Restart your terminal after setting Windows environment variables.

Verifying the Installation

Time to confirm everything works. Start the Spark shell:

spark-shell

You should see Spark’s ASCII art logo and a Scala prompt. If you get errors about Java or missing classes, revisit your environment variables.

Run a quick test to ensure Spark is functional:

// Create a simple RDD
val numbers = sc.parallelize(1 to 100)
val sum = numbers.reduce(_ + _)
println(s"Sum of 1 to 100: $sum")
// Output: Sum of 1 to 100: 5050

// Test DataFrame API
val df = spark.range(10).toDF("number")
df.show()

// Exit the shell
:quit

While spark-shell is running, open your browser to http://localhost:4040. This is the Spark UI—your window into job execution, stages, storage, and environment configuration.
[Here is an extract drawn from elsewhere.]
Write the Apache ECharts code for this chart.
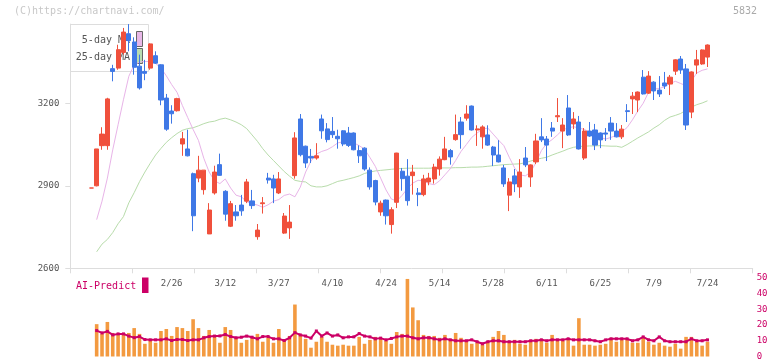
<!DOCTYPE html>
<html><head><meta charset="utf-8">
<script src="https://cdn.jsdelivr.net/npm/echarts@6/dist/echarts.min.js"></script>
<style>html,body{margin:0;padding:0;background:#fff}#c{width:772px;height:361px}</style>
</head><body><div id="c"></div>
<script>
const dates = ['2/3','2/4','2/5','2/6','2/7','2/10','2/12','2/13','2/14','2/17',
'2/18','2/19','2/20','2/21','2/25','2/26','2/27','2/28','3/3','3/4',
'3/5','3/6','3/7','3/10','3/11','3/12','3/13','3/14','3/17','3/18',
'3/19','3/21','3/24','3/25','3/26','3/27','3/28','3/31','4/1','4/2',
'4/3','4/4','4/7','4/8','4/9','4/10','4/11','4/14','4/15','4/16',
'4/17','4/18','4/21','4/22','4/23','4/24','4/25','4/28','5/1','5/2',
'5/7','5/8','5/9','5/12','5/13','5/14','5/15','5/16','5/19','5/20',
'5/21','5/22','5/23','5/26','5/27','5/28','5/29','5/30','6/2','6/3',
'6/4','6/5','6/6','6/9','6/10','6/11','6/12','6/13','6/16','6/17',
'6/18','6/19','6/20','6/23','6/24','6/25','6/26','6/27','6/30','7/1',
'7/2','7/3','7/4','7/7','7/8','7/9','7/10','7/11','7/14','7/15',
'7/16','7/17','7/18','7/22','7/23','7/24'];
const labelDates = ['2/26','3/12','3/27','4/10','4/24','5/14','5/28','6/11','6/25','7/9','7/24'];
const priceTicks = [2600, 2900, 3200];

const open = [2892,2900,3046,3046,3326,3328,3385,3453,3423,3335,
3316,3328,3373,3340,3219,3172,3173,3052,3034,2944,
2928,2886,2725,2874,2977,2880,2753,2805,2830,2844,
2845,2715,2835,2928,2925,2874,2728,2747,2937,3143,
3044,3007,3001,3143,3107,3098,3080,3100,3092,3092,
3028,3037,2957,2919,2805,2848,2759,2840,2953,2935,
2937,2874,2868,2914,2925,2961,2995,3028,3068,3132,
3146,3190,3103,3078,3085,3041,3012,2965,2866,2936,
2896,3001,2932,2987,3078,3070,3110,3151,3099,3183,
3125,3132,3001,3099,3103,3092,3092,3128,3099,3078,
3173,3216,3212,3295,3237,3277,3248,3274,3270,3317,
3361,3325,3168,3339,3343,3368];
const close = [2892,3034,3088,3216,3316,3395,3459,3428,3331,3256,
3309,3416,3346,3212,3106,3162,3217,3071,3009,2791,
2957,2957,2812,2950,2938,2797,2835,2791,2809,2914,
2828,2739,2838,2921,2892,2925,2790,2768,3074,3013,
2983,3001,3009,3100,3068,3086,3071,3052,3047,3031,
3009,2961,2896,2841,2837,2791,2813,3019,2926,2846,
2950,2868,2925,2928,2968,2997,3034,3005,3086,3086,
3161,3103,3107,3114,3048,3012,2987,2907,2914,2907,
2950,2976,2976,3063,3067,3048,3099,3155,3121,3085,
3143,3034,3099,3081,3048,3067,3088,3099,3078,3106,
3170,3226,3241,3234,3299,3245,3234,3263,3295,3358,
3321,3121,3314,3358,3394,3412];
const low = [2892,2898,3031,3031,3280,3322,3377,3389,3304,3250,
3284,3322,3343,3193,3100,3126,3170,3009,3007,2735,
2913,2868,2725,2868,2937,2773,2750,2773,2791,2837,
2816,2704,2799,2908,2837,2870,2725,2707,2926,3007,
2965,2983,2995,3071,3058,3074,3035,3044,3041,3029,
2983,2955,2886,2829,2791,2759,2726,2819,2882,2828,
2868,2826,2862,2902,2908,2937,2993,2977,3064,3035,
3137,3101,3045,3035,3045,2972,2985,2896,2808,2877,
2856,2968,2896,2979,3059,2990,3078,3132,3037,3081,
3106,3032,2994,3078,3030,3037,3063,3067,3076,3070,
3132,3161,3168,3232,3234,3212,3223,3252,3230,3303,
3307,3103,3146,3307,3340,3332];
const high = [2892,3034,3113,3220,3340,3413,3474,3488,3440,3377,
3358,3418,3389,3342,3234,3193,3220,3096,3104,2948,
3009,2957,2837,2973,3017,2884,2845,2830,2867,2925,
2885,2761,2859,2947,2940,2950,2801,2830,3095,3161,
3046,3034,3055,3159,3128,3150,3104,3102,3114,3094,
3047,3040,2967,2922,2846,2850,2822,3020,2965,2997,
2976,2892,2940,2947,2980,3007,3078,3034,3159,3150,
3193,3192,3120,3120,3120,3045,3066,2976,2928,2961,
2997,3041,2978,3089,3146,3081,3132,3219,3146,3230,
3168,3154,3110,3132,3125,3094,3110,3150,3128,3121,
3197,3241,3243,3321,3317,3280,3299,3314,3303,3360,
3372,3343,3316,3394,3396,3414];

const ma5 = [null,2777,2844,2928,3031,3122,3213,3298,3340,3350,
3352,3352,3345,3328,3300,3268,3240,3192,3148,3105,
3065,3000,2950,2918,2908,2925,2892,2866,2860,2842,
2835,2830,2822,2831,2844,2850,2865,2870,2860,2895,
2950,2990,3015,3025,3031,3042,3056,3060,3062,3056,
3046,3033,3003,2971,2928,2885,2852,2845,2865,2890,
2910,2920,2918,2908,2904,2918,2940,2962,2992,3025,
3050,3076,3092,3106,3110,3088,3066,3046,3004,2965,
2940,2936,2950,2985,3028,3054,3068,3085,3104,3110,
3115,3110,3105,3096,3088,3076,3070,3076,3084,3096,
3112,3140,3172,3200,3240,3252,3254,3260,3272,3280,
3272,3264,3282,3310,3320,3325];
const ma25 = [null,2660,2688,2705,2730,2762,2788,2838,2875,2915,
2950,2982,3012,3036,3058,3075,3090,3102,3108,3111,
3118,3126,3132,3135,3142,3146,3140,3132,3122,3108,
3085,3062,3035,3012,2992,2972,2952,2935,2920,2916,
2914,2900,2896,2896,2900,2908,2916,2920,2925,2930,
2936,2945,2950,2954,2956,2958,2960,2962,2963,2964,
2964,2964,2964,2964,2965,2965,2965,2965,2966,2966,
2967,2968,2968,2969,2971,2973,2975,2977,2978,2979,
2980,2984,2990,2996,3000,3004,3012,3019,3026,3034,
3040,3043,3044,3045,3045,3046,3045,3044,3044,3040,
3050,3062,3074,3085,3096,3110,3122,3138,3150,3156,
3163,3175,3186,3195,3201,3209];

const volume = [null,20.6,14.4,22,15,14.4,15,15,18.1,14.4,8.1,
10.6,8.75,16.25,17.5,13.1,18.75,18.1,16.25,23.75,18.1,
13.1,16.9,13.75,8.75,18.75,16.9,11.9,8.75,10.6,12.5,
14.4,9.4,11.9,8.75,17.5,10.6,13.1,33.1,13.75,11.25,
5.6,9.4,12.5,9.4,7.5,6.9,7.5,6.9,6.9,12.5,
8.1,10.6,12.5,11.25,10,8.1,15.6,14.4,49.4,31.25,
23.1,13.75,13.1,13.1,11.9,13.75,11.25,15,11.9,10,
8.1,8.75,7.5,9.4,12.5,16.25,13.75,9.4,10.6,8.1,
7.5,10,11.25,10,8.75,13.75,10,10,10.6,6.9,
24.4,7.5,7.5,6.9,7.5,8.1,11.9,9.4,10.6,11.25,
8.75,8.75,11.9,9.4,7.5,8.75,6.9,6.25,8.1,5,
12.5,12.5,9.4,6.9,9.4];
const aiPredict = [null,16.5,15,16,13.75,14.4,14.4,13,12,12.7,10.8,
10.6,10.6,10.6,11.25,10.2,10.8,10.8,10.2,10.6,10.6,
11.9,12.7,13,13.1,14,12.7,11.9,12.3,13,12.3,
11.25,12.7,12.7,11.25,11.25,10.2,11.9,15.2,13.75,13,
11.7,16.25,13,15,13,13.75,11.9,12.5,12.5,14.6,
13,12.5,11.25,11.7,10.6,11.5,12.5,13,13,11.9,
11.25,11.9,11.9,11.25,10.6,11.25,10.6,10,10,10,
10.6,9.4,8.1,9.4,10,10,9.4,9.4,9.4,9.4,
9.4,10,10,10.6,10,10.6,10.6,10.6,11.25,10.6,
10.6,10.6,10.6,10,9.4,10.6,11.25,11.25,11.25,11.25,
10,10.6,12.5,10.6,10,12.5,10,9.4,9.4,9.4,
9.4,11.25,10,10,10.6];

const UP = '#f0503c', DOWN = '#3f78e6';
const MONO = '"DejaVu Sans Mono", "Liberation Mono", monospace';
const xMin = -3.92, xMax = 123.44;
const xTicks = Array.from({length: 12}, (_, k) => xMin + k * (xMax - xMin) / 11);
const labelIdx = labelDates.map(d => dates.indexOf(d));
const pairs = arr => arr.map((v, i) => v == null ? null : [i, v]).filter(Boolean);

const chart = echarts.init(document.getElementById('c'));
chart.setOption({
  animation: false,
  backgroundColor: '#fff',
  grid: [
    {left: 70.3, right: 19.3, top: 24.1, bottom: 92.7},
    {left: 70.3, right: 19.3, top: 278, bottom: 3}
  ],
  xAxis: [
    {type: 'value', gridIndex: 0, min: xMin, max: xMax,
     axisLine: {show: true, onZero: false, lineStyle: {color: '#ddd'}},
     axisTick: {show: true, customValues: xTicks, length: 5, lineStyle: {color: '#ddd'}},
     axisLabel: {show: true, customValues: labelIdx, formatter: v => dates[Math.round(v)],
       color: '#555', fontFamily: MONO, fontSize: 9, margin: 11},
     splitLine: {show: false}},
    {type: 'value', gridIndex: 1, min: xMin, max: xMax, show: false}
  ],
  yAxis: [
    {type: 'value', gridIndex: 0, min: 2600, max: 3488,
     axisLine: {show: true, onZero: false, lineStyle: {color: '#ddd'}},
     axisTick: {show: true, customValues: priceTicks, length: 5, lineStyle: {color: '#ddd'}},
     axisLabel: {customValues: priceTicks, formatter: v => String(v), color: '#555', fontFamily: MONO, fontSize: 9, margin: 11},
     splitLine: {show: false}},
    {type: 'value', gridIndex: 1, min: 0, max: 50, interval: 10, position: 'right',
     axisLine: {show: false}, axisTick: {show: false}, splitLine: {show: false},
     axisLabel: {color: '#cc0066', fontFamily: MONO, fontSize: 9, margin: 4}}
  ],
  graphic: [
    {type: 'text', left: 14, top: 6, style: {text: '(C)https://chartnavi.com/', fill: '#c8c8c8', font: '10px ' + MONO}},
    {type: 'text', left: 733, top: 6, style: {text: '5832', fill: '#aaa', font: '10px ' + MONO}},
    {type: 'rect', z: 0, shape: {x: 70.5, y: 24.5, width: 78, height: 47}, style: {fill: 'rgba(255,255,255,0.9)', stroke: '#ddd', lineWidth: 1}},
    {type: 'text', z: 0, x: 130, y: 40.5, style: {text: '5-day MA', fill: '#555', font: '10px ' + MONO, align: 'right', verticalAlign: 'middle'}},
    {type: 'text', z: 0, x: 130, y: 57.5, style: {text: '25-day MA', fill: '#555', font: '10px ' + MONO, align: 'right', verticalAlign: 'middle'}},
    {type: 'rect', z: 0, shape: {x: 136.5, y: 31.5, width: 6, height: 15}, style: {fill: '#e8b8e8', stroke: '#666', lineWidth: 1}},
    {type: 'rect', z: 0, shape: {x: 136.5, y: 48.5, width: 6, height: 15}, style: {fill: '#b8dcb0', stroke: '#666', lineWidth: 1}},
    {type: 'text', x: 76, y: 286, style: {text: 'AI-Predict', fill: '#cc0066', font: '10px ' + MONO, verticalAlign: 'middle'}},
    {type: 'rect', shape: {x: 142, y: 277.5, width: 6.5, height: 15.5}, style: {fill: '#cc0066'}}
  ],
  series: [
    {type: 'line', name: '25-day MA', xAxisIndex: 0, yAxisIndex: 0, z: 1, data: pairs(ma25),
     showSymbol: false, symbol: 'none', lineStyle: {color: '#b8dcab', width: 1}},
    {type: 'line', name: '5-day MA', xAxisIndex: 0, yAxisIndex: 0, z: 1, data: pairs(ma5),
     showSymbol: false, symbol: 'none', lineStyle: {color: '#e8b4e8', width: 1}},
    {type: 'candlestick', xAxisIndex: 0, yAxisIndex: 0, z: 3, barWidth: 4.6,
     encode: {x: 0, y: [1, 2, 3, 4]},
     data: dates.map((d, i) => [i, open[i], close[i], low[i], high[i]]),
     itemStyle: {color: UP, color0: DOWN, borderColor: UP, borderColor0: DOWN, borderColorDoji: UP, borderWidth: 1}},
    {type: 'bar', xAxisIndex: 1, yAxisIndex: 1, barWidth: 3.6, data: pairs(volume),
     itemStyle: {color: '#f39a40'}},
    {type: 'line', xAxisIndex: 1, yAxisIndex: 1, data: pairs(aiPredict),
     symbol: 'rect', symbolSize: 3, showSymbol: true,
     lineStyle: {color: '#cc0066', width: 2}, itemStyle: {color: '#cc0066'}}
  ]
});
</script></body></html>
Bookmark it; you’ll use it constantly for debugging.

Test PySpark as well:

pyspark

# In the PySpark shell
df = spark.createDataFrame([(1, "alice"), (2, "bob")], ["id", "name"])
df.show()

# Test a transformation
df.filter(df.id > 1).show()

exit()

Optional: Installing PySpark via pip

If you only need PySpark and want to skip the full Spark installation, pip works:

pip install pyspark

This installs PySpark as a Python package with bundled Spark binaries. It’s convenient but has limitations:

Use pip install when:

You’re building Python-only applications
You need PySpark in a virtual environment or container
You want version pinning via requirements.txt

Use standalone installation when:

You need spark-shell (Scala REPL)
You want spark-submit for deploying applications
You’re learning Spark and want the full toolkit
You need to customize Spark configuration files

A basic PySpark script with pip-installed PySpark:

# test_pyspark.py
from pyspark.sql import SparkSession

spark = SparkSession.builder \
    .appName("LocalTest") \
    .master("local[*]") \
    .getOrCreate()

data = [("Java", 20000), ("Python", 100000), ("Scala", 3000)]
df = spark.createDataFrame(data, ["language", "users"])

df.show()
df.groupBy("language").sum("users").show()

spark.stop()

Run it with:

python test_pyspark.py

Troubleshooting Common Issues

“JAVA_HOME is not set”

This is the most common error. Double-check your shell profile has the export statement and you’ve reloaded it:

# Verify JAVA_HOME is set
echo $JAVA_HOME

# If empty, check your .bashrc/.zshrc has the export
grep JAVA_HOME ~/.bashrc ~/.zshrc

# Reload
source ~/.bashrc

Java version mismatch

Spark 3.x requires Java 8, 11, or 17. Java 18+ causes issues:

# Check your version
java -version

# If you have multiple Java versions, explicitly set JAVA_HOME to a compatible one
export JAVA_HOME=/usr/lib/jvm/java-11-openjdk-amd64

Out of memory errors

Spark’s default memory allocation is conservative. Create or edit $SPARK_HOME/conf/spark-defaults.conf:

spark.driver.memory              4g
spark.executor.memory            4g
spark.driver.maxResultSize       2g

If spark-defaults.conf doesn’t exist, copy the template:

cp $SPARK_HOME/conf/spark-defaults.conf.template $SPARK_HOME/conf/spark-defaults.conf

Permission denied on /opt/spark

Either use sudo for operations, or change ownership:

sudo chown -R $USER:$USER /opt/spark

Windows: “winutils.exe not found”

Spark on Windows needs Hadoop’s winutils.exe. Download it from a winutils repository, place it in C:\hadoop\bin, and set:

[Environment]::SetEnvironmentVariable("HADOOP_HOME", "C:\hadoop", "Machine")

Port 4040 already in use

Another Spark session is running, or the port is occupied. Either stop the other session or specify a different port:

spark-shell --conf spark.ui.port=4041

You now have a fully functional local Spark installation. Start building data pipelines, experiment with MLlib, or prototype your next big data application—all from your laptop.